Most of us probably aren't used to thinking about this, but all publications have an expected shelf life. A properly cared-for hardback book will probably outlast its author, perhaps even its author's grandchildren, but at some point it will molder into dust. 3D digital environments and artifacts have lifespans better measured not in generations, but in short spans of years, even months. This means that without great care on the part of digital content creators, their creations are at high risk of disappearing from view entirely. This obviously raises prudential worries, who wants to pour months or years of time and energy into a project that will disappear from everyone's view within months or years? But in cases where projects are funded by grants, or supported by release time by a home institution, or even just potentially significant, the potentially short shelf life of digital projects raises moral worries as well. If one has a moral obligation (of whatever sort) to make one's digital project accessible, then it bears thinking about strategies for preserving 3D digital environments and artifacts.
Here it is worth noting that many of the 3D projects we have mentioned above have become relatively or entirely inaccessible. We referenced Arkansas State University's 3D interaction reconstruction of the Lakeport Plantation in Second Life. It is now entirely offline (and it is only one of a number of ASTATE heritage reconstructions that are now entirely offline). The Virtual Rosewood Museum in Second Life is similarly offline. The website hosting Drama in the Delta, mentioned above, is still live, but you cannot readily enter the 3D environment, because it was constructed to run on a version of the Torque game engine that is now unsupported on most current platforms. The Digital Hadrian's Villa Project, also mentioned above, is still navigable. But since it was built in a dated version of the Unity game engine, there is not much you can do or see there. I could go on, for the number of inaccessible 3D models created in even the last decade is large, indeed.
But reflection on the differing natures of digital projects suggests that this might not be as great a tragedy as it might initially appear. For probably not all DH projects should be preserved into the indefinite future. So for any given DH project, perhaps the first question to ask when it comes to sustainability is "for how long should this project continue to be accessible?"
In general, there is a tradeoff between being on the cutting edge of technology and lastingness.

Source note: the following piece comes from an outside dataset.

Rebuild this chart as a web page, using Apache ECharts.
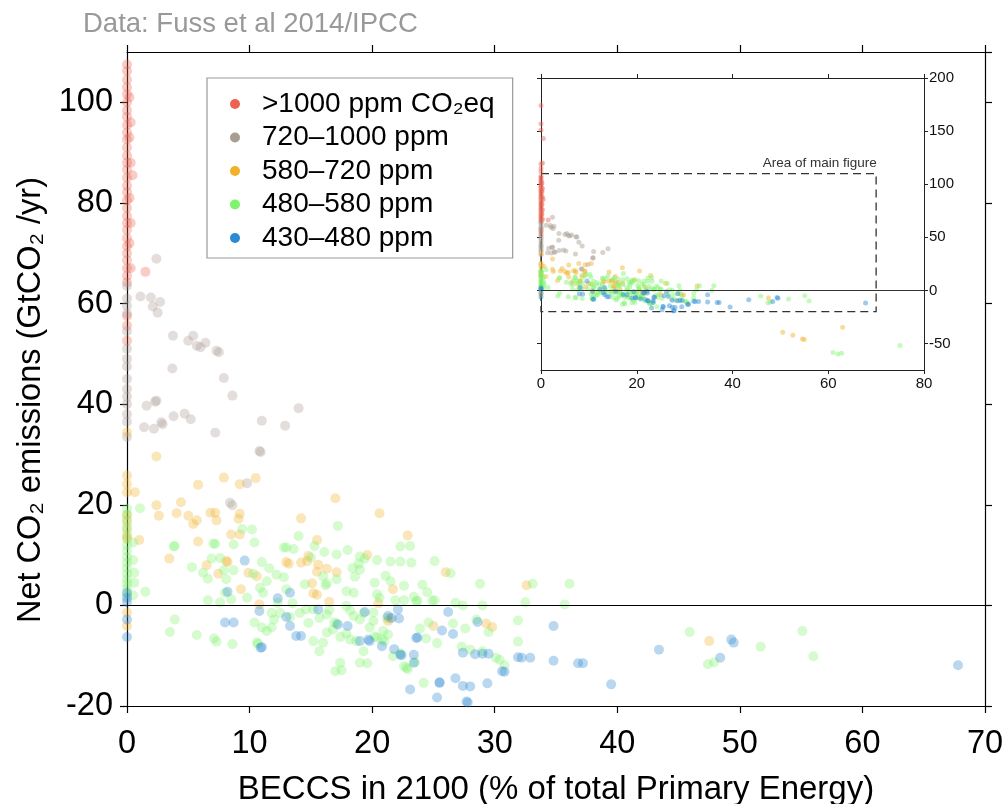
<!DOCTYPE html>
<html>
<head>
<meta charset="utf-8">
<title>BECCS vs net CO2 emissions</title>
<script src="https://cdn.jsdelivr.net/npm/echarts@6/dist/echarts.min.js"></script>
<style>
  html, body { margin: 0; padding: 0; background: #fff; }
  #chart { width: 1004px; height: 804px; }
</style>
</head>
<body>
<div id="chart"></div>
<script>
// scenario points [BECCS % of primary energy, net CO2 GtCO2/yr]
const ppm1000 = [
  [0,107.5],[0,106.2],[0,104.5],[0,103],[0,101.6],[0,100],[0,98.4],[0,97.1],[0,95.5],[0,94],[0,92.6],[0,91],
  [0,89.4],[0,88],[0,86.6],[0,85],[0,83.4],[0,82.1],[0,80.5],[0,79],[0,77.4],[0,76],[0,74.6],[0,73],[0,71.4],
  [0,70],[0,68.6],[0,67],[0,65.5],[0,64.2],[0,57.5],[0,55.6],[0,52.6],
  [0.2,101],[0.3,96],[0.2,93],[0.3,88],[0.45,85.5],[0.2,81],[0.3,76],[0.2,72],[0.3,67],[1.5,66.3],
  [0,112],[0,115],[0,119],[0.3,120],[0.5,143],[0,151],[0,157],[0,174]
];
const ppm720 = [
  [0,63.5],[0,61],[0,59.5],[0,58],[0,54.5],[0,51],[0,49],[0,47.5],[0,45],[0,43],[0,41.5],[0,40],[0,38],[0,36.5],[0,33.5],
  [2.4,68.9],[1.1,61.4],[1.95,61.2],[2.1,59.4],[2.7,60.3],[2.5,58.2],[3.75,53.6],[5.0,52.6],[5.4,53.6],[5.7,51.6],
  [6.0,51.3],[6.4,52.2],[7.3,50.6],[7.5,50.3],[3.7,47.1],[7.9,45.2],[8.6,41.7],
  [1.6,39.7],[2.3,40.5],[2.4,40.7],[2.8,36.4],[2.9,36.0],[1.4,35.4],[2.2,35.1],[3.8,37.6],[4.7,38.1],[5.2,37.0],
  [7.2,34.3],[11.0,36.7],[10.8,30.7],[10.9,30.5],[12.9,35.7],[14.0,39.2],[9.8,24.3],[8.4,20.4],[8.6,19.9]
];
const ppm580 = [
  [0,34.4],[2.4,29.6],[0,25.8],[0,24.1],[0,22.5],[0.65,22.5],[7.9,25.4],[5.8,24.0],[9.2,24.1],[10.5,25.3],
  [2.4,19.9],[2.6,17.8],[4.4,20.5],[4.05,18.3],[5.0,17.8],[5.4,16.2],[5.7,16.9],[6.8,18.4],[7.2,18.4],[7.3,16.9],
  [9.2,18.2],[9.1,17.2],[8.5,14.1],[9.2,14.1],[0,18],[0,17],[0,15.5],[0,14],[0,13.2],[1.0,13],[5.8,12.7],[3.45,9.3],
  [17,21.3],[14.2,17.3],[15.5,13],[20.6,18.3],[22.9,13.9],[8.1,8.8],[8.2,8.6],[6.5,8.0],[7.45,6.3],[9.9,6.5],
  [10.6,5.8],[13.0,8.6],[13.2,8.3],[14.2,8.5],[14.7,8.8],[14.8,9.8],[15.5,6.7],[15.6,8.1],[16.3,7.3],[17.1,6.6],
  [15.1,4.4],[15.2,2.4],[15.5,2.1],[9.3,3.2],[10.8,0.2],[16.5,0.7],[19.6,10],[21.7,3.2],[20.5,0.4],[21.3,-3.1],
  [21.4,-2.6],[0,-1.4],[0,-4.1],[26,6.6],[32.6,4.0],[25,-4.1],[29.3,-3.6],[29.8,-4.3],[47.5,-7.1],
  [50.5,-39.4],[52.6,-42.2],[54.6,-45.7],[55,-46.3],[63,-34.7]
];
const ppm480 = [
  [0,19.2],[0,18],[0,16.5],[0,15],[0,13.5],[0,12],[0,10.8],[0,9.6],[0,8.5],[0,7.4],[0,6.3],[0,5.2],[0,4.3],[0,3.4],
  [0,2.2],[0.5,12.5],[0.5,9],[0.6,6.5],[0.6,4.5],[0.5,2],
  [1.06,19.3],[1.5,2.7],[3.8,11.7],[3.9,11.8],[5.3,7.6],[6.2,6.5],[6.6,5.3],[7.05,12.3],[7.2,12.2],[7.6,9.4],
  [8.1,5.2],[8.7,12.1],[8.7,7],[9.4,15.2],[10.2,15.1],[10.4,12.5],[11,8.6],[11.6,7.4],[6.6,1.0],[7.6,0.6],[8.5,1.2],
  [10.85,3.5],[11.1,2.5],[11.4,4.8],[12.2,6.1],[12.8,11.5],[13.0,11.5],[13.6,11.2],[14.0,13.8],[15.3,11.8],
  [17.1,10.1],[17.2,15.8],[17.1,5.2],[16.3,4.4],[16.2,4],[19,9.7],[19,7.1],[18.6,5.7],[19.4,9.3],[20.4,9],
  [21.5,8.7],[22.3,8.7],[23.2,8.5],[22.3,11.7],[23.1,11.8],[20.2,4.5],[21.5,4.8],[20.4,2.2],[18.5,2.5],[17.9,2.8],
  [21.9,1.0],[22.6,1.0],[23.6,0.8],[3.9,-2.8],[3.5,-5.3],[5.7,-5.9],[7.1,-6.6],[7.3,-7.2],[8.6,-7.7],[10.4,-3.4],
  [11,-4.4],[11.4,-5.1],[11.8,-4.4],[10.6,-7.4],[10.7,-7.6],[11.8,-1.5],[12.5,-1.5],[13.3,-2.3],[14.1,-1.5],
  [14.6,-0.8],[15.2,-0.8],[15.7,-2.5],[16.3,-1.8],[15.7,-9.1],[15.2,-7.1],[16,-7.4],[16.8,-4.8],[17.1,-3.6],
  [17.4,-6.3],[17.9,-5.6],[17,-13.1],[17.5,-12.9],[17.4,-11.4],[19,-11.4],[19.6,-11.5],[18.5,-2.1],[19,-2.8],
  [19.8,-4.4],[20.1,-3.1],[20.9,-5.1],[20.4,-6.4],[18.7,-7.1],[18.2,-6.8],[19.3,-9.1],[22.6,-12.1],[22.9,-12.7],
  [21.7,-10.1],[13,3.2],[14.5,4.2],[16.0,5.8],[18.4,7.4],[18.9,8.3],[21.1,5.9],[17.9,-0.1],[18.2,-1.0],[16.5,-0.9],
  [16.9,-3.4],[19.3,-1.5],[20.1,-1.4],[20.2,-6.2],[21.0,-7.1],[21.2,-2.5],[20.6,1.5],[9.8,1.5],[8.0,2.5],[12.3,0.5],
  [13.5,0.4],[14.8,-3.5],[16.3,-5.4],[12.0,-2.8],[6.9,9.3],[7.9,7.0],[10.3,6.3],[12.8,5.6],[15.0,9.5],[16.1,10.6],
  [18.0,11.0],[22.6,3.9],[23.4,1.7],[21.3,-5.8],[20.8,-6.8],
  [25.1,8.8],[26.4,6.4],[28.8,4.3],[33.1,4.3],[36.1,4.3],[24.1,4.1],[24.5,2.6],[24.9,0.9],[25.1,1.0],[23.7,0.9],
  [26.8,0.5],[27.4,0],[29,0],[32.5,0.6],[35.7,0.2],[26.6,-3.6],[27.6,-4.6],[24.6,-3.4],[25.3,-7.5],[23.9,-4.6],
  [24.4,-6.6],[28.5,-2.8],[29.5,-5.3],[31.9,-3.0],[31.9,-7.2],[27.3,-8.2],[28,-8.8],[29,-9.1],[30.1,-10.4],
  [30.4,-10.8],[30.8,-11.9],[24.2,-15.4],[22.3,-9.5],[22.8,-12.4],[23.5,-11.3],[45.9,-5.3],[47.4,-11.7],
  [47.9,-11.3],[51.7,-8.2],[55.1,-5.1],[56,-10.1],
  [61,-58.6],[62,-59.9],[62.8,-59.3],[75,-52]
];
const ppm430 = [
  [0,2.5],[0,1.5],[0,0.7],[0,-2.8],[0,-6.3],[9.6,8.9],[8.2,2.7],[8,-3.4],[8.7,-3.4],[10.8,-1.1],[10.9,-8.4],
  [11.0,-8.3],[12.3,1.4],[13.3,2.5],[13,-2.3],[13.3,-4.1],[13.8,-6.1],[14.2,-6.1],[15.6,-0.8],[17.2,-3.8],
  [18.0,-4.1],[19.4,-1.3],[19,-7.1],[19.7,-6.8],[19.8,-7.1],[20.8,-8.1],[21.3,-2.1],[21.6,-2.5],[22.2,-2.6],
  [22.1,-0.8],[21.8,-8.7],[22.3,-9.8],[22.4,-9.9],[23.4,-11.4],[23.4,-9.8],[23.6,-6.5],[23.1,-16.7],
  [26.2,-1.3],[28.6,-3.3],[34.8,-4.1],[25.7,-5],[26.6,-5.7],[23.7,-6.4],[27.4,-9.4],[28.4,-9.7],[29,-9.6],
  [29.5,-9.6],[30.6,-13.1],[30.8,-13.2],[31.9,-10.3],[32.2,-10.4],[32.9,-10.4],[34.8,-11],[36.8,-11.5],
  [37.2,-11.5],[39.5,-15.7],[25.5,-15.4],[25.5,-15.3],[26.8,-14.5],[27.4,-16],[28,-16.1],[27.7,-19.1],
  [27.8,-19.3],[25.3,-18.3],[29.4,-15.5],[43.4,-8.8],[49.3,-6.8],[49.5,-7.4],[48.4,-10.4],[67.8,-11.9]
];

const groupNames = ['>1000 ppm CO₂eq', '720–1000 ppm', '580–720 ppm', '480–580 ppm', '430–480 ppm'];
const groupColors = ['#EC6352', '#A99C91', '#F0B229', '#7EF46C', '#2A8AD2'];
const groupData = [ppm1000, ppm720, ppm580, ppm480, ppm430];

const mainTicksX = { min: 0, max: 70, interval: 10 };
const mainTicksY = { min: -20, max: 110, interval: 20 };
const insetTicksY = [-50, 0, 50, 100, 150, 200];
const mainFrame = [[0, 110], [70, -20]]; // dashed box drawn in the inset

const font = 'Liberation Sans, Arial, Helvetica, sans-serif';
const black = '#000';

const chart = echarts.init(document.getElementById('chart'), null, { renderer: 'canvas' });

const frameAxis = (extra) => Object.assign({
  type: 'value',
  splitLine: { show: false },
  axisLine: { show: true, onZero: false, lineStyle: { color: black, width: 1.2 } },
  axisTick: { show: true, inside: false, length: 7, lineStyle: { color: black, width: 1.2 } },
  axisLabel: { show: false }
}, extra);

const insetAxis = (extra) => Object.assign({
  type: 'value',
  gridIndex: 1,
  splitLine: { show: false },
  axisLine: { show: true, onZero: false, lineStyle: { color: '#222', width: 1 } },
  axisTick: { show: true, inside: false, length: 4, lineStyle: { color: '#222', width: 1 } },
  axisLabel: { show: false }
}, extra);

const series = [];
groupData.forEach((data, i) => {
  series.push({
    type: 'scatter',
    name: groupNames[i],
    xAxisIndex: 0,
    yAxisIndex: 0,
    data: data,
    symbolSize: 10,
    itemStyle: { color: groupColors[i], opacity: 0.33 },
    silent: true
  });
});
groupData.forEach((data, i) => {
  series.push({
    type: 'scatter',
    name: groupNames[i],
    xAxisIndex: 2,
    yAxisIndex: 2,
    data: data,
    symbolSize: 5,
    itemStyle: { color: groupColors[i], opacity: 0.45 },
    silent: true
  });
});

// zero lines and the "area of main figure" box
series[0].markLine = {
  silent: true, symbol: ['none', 'none'], label: { show: false },
  lineStyle: { color: black, width: 1.2, type: 'solid' },
  data: [{ yAxis: 0 }]
};
series[5].markLine = {
  silent: true, symbol: ['none', 'none'], label: { show: false },
  lineStyle: { color: '#333', width: 1.2, type: 'solid' },
  data: [{ yAxis: 0 }]
};
series[5].markArea = {
  silent: true,
  itemStyle: { color: 'rgba(0,0,0,0)', borderColor: '#333', borderWidth: 1.3, borderType: [8, 5] },
  label: {
    show: true, position: ['100%', -3], align: 'right', verticalAlign: 'bottom',
    formatter: 'Area of main figure', fontSize: 13.5, color: '#333', fontFamily: font
  },
  data: [[{ coord: mainFrame[0] }, { coord: mainFrame[1] }]]
};

chart.setOption({
  animation: false,
  backgroundColor: '#fff',
  textStyle: { fontFamily: font },
  title: {
    text: 'Data: Fuss et al 2014/IPCC',
    left: 78, top: 5,
    textStyle: { color: '#999', fontSize: 27.5, fontWeight: 'normal', fontFamily: font }
  },
  legend: {
    orient: 'vertical',
    left: 207, top: 78,
    data: groupNames,
    icon: 'circle',
    itemWidth: 44, itemHeight: 10,
    itemGap: 5.5,
    padding: [12, 18, 6, 23],
    borderColor: '#999', borderWidth: 1.2,
    backgroundColor: '#fff',
    itemStyle: { opacity: 1 },
    textStyle: { fontSize: 28, color: black, fontFamily: font },
    selectedMode: false
  },
  grid: [
    { left: 127, right: 19, top: 52, bottom: 98, outerBoundsMode: 'none' },
    { left: 541, right: 80, top: 78, bottom: 434, outerBoundsMode: 'none', show: true, backgroundColor: '#fff', borderWidth: 0 }
  ],
  xAxis: [
    frameAxis(Object.assign({
      gridIndex: 0, position: 'bottom',
      name: 'BECCS in 2100 (% of total Primary Energy)',
      nameLocation: 'middle', nameGap: 67,
      nameTextStyle: { fontSize: 33, color: black, fontFamily: font },
      axisLabel: { show: true, fontSize: 32.5, color: black, margin: 22, fontFamily: font }
    }, mainTicksX)),
    frameAxis(Object.assign({ gridIndex: 0, position: 'top' }, mainTicksX)),
    insetAxis({
      position: 'bottom', min: 0, max: 80, interval: 20,
      axisLabel: { show: true, fontSize: 15, color: '#111', margin: 6, fontFamily: font }
    }),
    insetAxis({ position: 'top', min: 0, max: 80, interval: 20 })
  ],
  yAxis: [
    frameAxis(Object.assign({
      gridIndex: 0, position: 'left',
      name: 'Net CO₂ emissions (GtCO₂ /yr)',
      nameLocation: 'middle', nameGap: 72,
      nameTextStyle: { fontSize: 32.5, color: black, fontFamily: font, padding: [0, 42, 0, 0] },
      axisLabel: { show: true, fontSize: 32.5, color: black, margin: 14, showMaxLabel: false, fontFamily: font }
    }, mainTicksY)),
    frameAxis(Object.assign({ gridIndex: 0, position: 'right' }, mainTicksY)),
    insetAxis({
      position: 'right', min: -75, max: 200,
      axisTick: { show: true, inside: false, length: 4, customValues: insetTicksY, lineStyle: { color: '#222' } },
      axisLabel: { show: true, fontSize: 15, color: '#111', margin: 5, customValues: insetTicksY, fontFamily: font }
    }),
    insetAxis({
      position: 'left', min: -75, max: 200,
      axisTick: { show: true, inside: false, length: 4, customValues: insetTicksY, lineStyle: { color: '#222' } }
    })
  ],
  series: series
});
</script>
</body>
</html>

If you published your project 15 years ago using .txt files and .jpg images, it would still be fully available today. But it obviously wouldn't be very flashy or interactive. So once you determine how long a DH project should last (ideally), the next step is to think about how much you are willing to trade sustainability off against goals for your project that can only be accomplished using technology more advanced that .txt or .jpg files, and how far you are willing to push the technology envelope.
For any given project, there is unlikely to be an obvious optimal tradeoff between sustainability and technological innovation. But once you make a choice here, and commit yourself, it is worth thinking about deploying a backup option or options. Most of the DH projects mentioned above (for instance, the Virtual Rosewood Museum, Drama in the Delta, the Digital Hadrian's Villa Project) are still being discussed today only because they employed multiple deployment options.